» **SET PROBLEM**: All lines below must be repeated exactly, with the pictures omitted.

>> Start RECORDED DATA

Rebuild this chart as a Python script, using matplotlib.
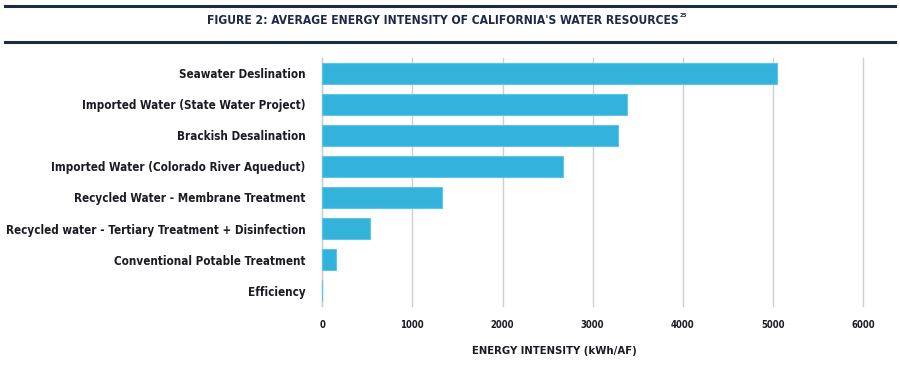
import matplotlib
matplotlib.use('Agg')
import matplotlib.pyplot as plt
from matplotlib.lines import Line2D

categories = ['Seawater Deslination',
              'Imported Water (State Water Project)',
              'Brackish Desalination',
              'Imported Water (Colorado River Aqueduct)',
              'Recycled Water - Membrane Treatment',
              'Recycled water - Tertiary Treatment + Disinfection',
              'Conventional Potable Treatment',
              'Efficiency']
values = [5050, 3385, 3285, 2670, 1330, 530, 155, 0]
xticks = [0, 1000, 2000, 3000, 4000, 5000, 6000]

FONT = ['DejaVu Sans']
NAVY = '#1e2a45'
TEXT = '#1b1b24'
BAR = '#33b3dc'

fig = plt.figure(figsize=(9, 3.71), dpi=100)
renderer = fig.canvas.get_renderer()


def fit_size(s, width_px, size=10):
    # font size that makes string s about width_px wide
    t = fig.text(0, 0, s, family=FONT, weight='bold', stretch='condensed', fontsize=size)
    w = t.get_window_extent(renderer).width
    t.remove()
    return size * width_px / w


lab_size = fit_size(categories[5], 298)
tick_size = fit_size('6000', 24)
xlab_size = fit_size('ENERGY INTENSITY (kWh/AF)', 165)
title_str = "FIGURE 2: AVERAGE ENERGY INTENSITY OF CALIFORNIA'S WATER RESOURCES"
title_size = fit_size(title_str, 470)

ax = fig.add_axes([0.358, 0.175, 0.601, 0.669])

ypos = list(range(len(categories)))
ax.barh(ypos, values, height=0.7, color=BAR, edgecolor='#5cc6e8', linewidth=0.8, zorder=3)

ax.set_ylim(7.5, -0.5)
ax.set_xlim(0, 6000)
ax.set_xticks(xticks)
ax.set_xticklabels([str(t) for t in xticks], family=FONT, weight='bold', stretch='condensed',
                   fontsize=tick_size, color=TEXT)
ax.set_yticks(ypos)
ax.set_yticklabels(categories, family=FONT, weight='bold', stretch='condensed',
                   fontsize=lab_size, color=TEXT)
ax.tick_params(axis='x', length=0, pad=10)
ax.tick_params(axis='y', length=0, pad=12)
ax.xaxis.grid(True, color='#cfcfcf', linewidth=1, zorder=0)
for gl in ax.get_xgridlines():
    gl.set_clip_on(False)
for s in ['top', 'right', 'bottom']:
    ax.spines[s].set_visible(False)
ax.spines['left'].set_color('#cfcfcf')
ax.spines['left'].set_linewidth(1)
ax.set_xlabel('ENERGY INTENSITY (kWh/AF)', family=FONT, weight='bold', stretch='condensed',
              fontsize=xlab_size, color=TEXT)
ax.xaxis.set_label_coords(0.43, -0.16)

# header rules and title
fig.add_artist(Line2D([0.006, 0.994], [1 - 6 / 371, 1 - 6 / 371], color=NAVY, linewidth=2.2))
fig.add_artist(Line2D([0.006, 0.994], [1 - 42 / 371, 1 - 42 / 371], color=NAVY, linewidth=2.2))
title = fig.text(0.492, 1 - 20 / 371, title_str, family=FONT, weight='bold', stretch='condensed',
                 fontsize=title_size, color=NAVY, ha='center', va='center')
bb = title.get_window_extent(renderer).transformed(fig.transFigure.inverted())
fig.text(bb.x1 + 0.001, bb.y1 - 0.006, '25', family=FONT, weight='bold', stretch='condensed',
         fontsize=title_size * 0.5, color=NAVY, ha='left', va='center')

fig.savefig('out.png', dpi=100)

>> End RECORDED DATA

» **TASK ANSWER**:
Rebuild this chart as a Python script, using matplotlib.
import matplotlib
matplotlib.use('Agg')
import matplotlib.pyplot as plt
from matplotlib.lines import Line2D

categories = ['Seawater Deslination',
              'Imported Water (State Water Project)',
              'Brackish Desalination',
              'Imported Water (Colorado River Aqueduct)',
              'Recycled Water - Membrane Treatment',
              'Recycled water - Tertiary Treatment + Disinfection',
              'Conventional Potable Treatment',
              'Efficiency']
values = [5050, 3385, 3285, 2670, 1330, 530, 155, 0]
xticks = [0, 1000, 2000, 3000, 4000, 5000, 6000]

FONT = ['DejaVu Sans']
NAVY = '#1e2a45'
TEXT = '#1b1b24'
BAR = '#33b3dc'

fig = plt.figure(figsize=(9, 3.71), dpi=100)
renderer = fig.canvas.get_renderer()


def fit_size(s, width_px, size=10):
    # font size that makes string s about width_px wide
    t = fig.text(0, 0, s, family=FONT, weight='bold', stretch='condensed', fontsize=size)
    w = t.get_window_extent(renderer).width
    t.remove()
    return size * width_px / w


lab_size = fit_size(categories[5], 298)
tick_size = fit_size('6000', 24)
xlab_size = fit_size('ENERGY INTENSITY (kWh/AF)', 165)
title_str = "FIGURE 2: AVERAGE ENERGY INTENSITY OF CALIFORNIA'S WATER RESOURCES"
title_size = fit_size(title_str, 470)

ax = fig.add_axes([0.358, 0.175, 0.601, 0.669])

ypos = list(range(len(categories)))
ax.barh(ypos, values, height=0.7, color=BAR, edgecolor='#5cc6e8', linewidth=0.8, zorder=3)

ax.set_ylim(7.5, -0.5)
ax.set_xlim(0, 6000)
ax.set_xticks(xticks)
ax.set_xticklabels([str(t) for t in xticks], family=FONT, weight='bold', stretch='condensed',
                   fontsize=tick_size, color=TEXT)
ax.set_yticks(ypos)
ax.set_yticklabels(categories, family=FONT, weight='bold', stretch='condensed',
                   fontsize=lab_size, color=TEXT)
ax.tick_params(axis='x', length=0, pad=10)
ax.tick_params(axis='y', length=0, pad=12)
ax.xaxis.grid(True, color='#cfcfcf', linewidth=1, zorder=0)
for gl in ax.get_xgridlines():
    gl.set_clip_on(False)
for s in ['top', 'right', 'bottom']:
    ax.spines[s].set_visible(False)
ax.spines['left'].set_color('#cfcfcf')
ax.spines['left'].set_linewidth(1)
ax.set_xlabel('ENERGY INTENSITY (kWh/AF)', family=FONT, weight='bold', stretch='condensed',
              fontsize=xlab_size, color=TEXT)
ax.xaxis.set_label_coords(0.43, -0.16)

# header rules and title
fig.add_artist(Line2D([0.006, 0.994], [1 - 6 / 371, 1 - 6 / 371], color=NAVY, linewidth=2.2))
fig.add_artist(Line2D([0.006, 0.994], [1 - 42 / 371, 1 - 42 / 371], color=NAVY, linewidth=2.2))
title = fig.text(0.492, 1 - 20 / 371, title_str, family=FONT, weight='bold', stretch='condensed',
                 fontsize=title_size, color=NAVY, ha='center', va='center')
bb = title.get_window_extent(renderer).transformed(fig.transFigure.inverted())
fig.text(bb.x1 + 0.001, bb.y1 - 0.006, '25', family=FONT, weight='bold', stretch='condensed',
         fontsize=title_size * 0.5, color=NAVY, ha='left', va='center')

fig.savefig('out.png', dpi=100)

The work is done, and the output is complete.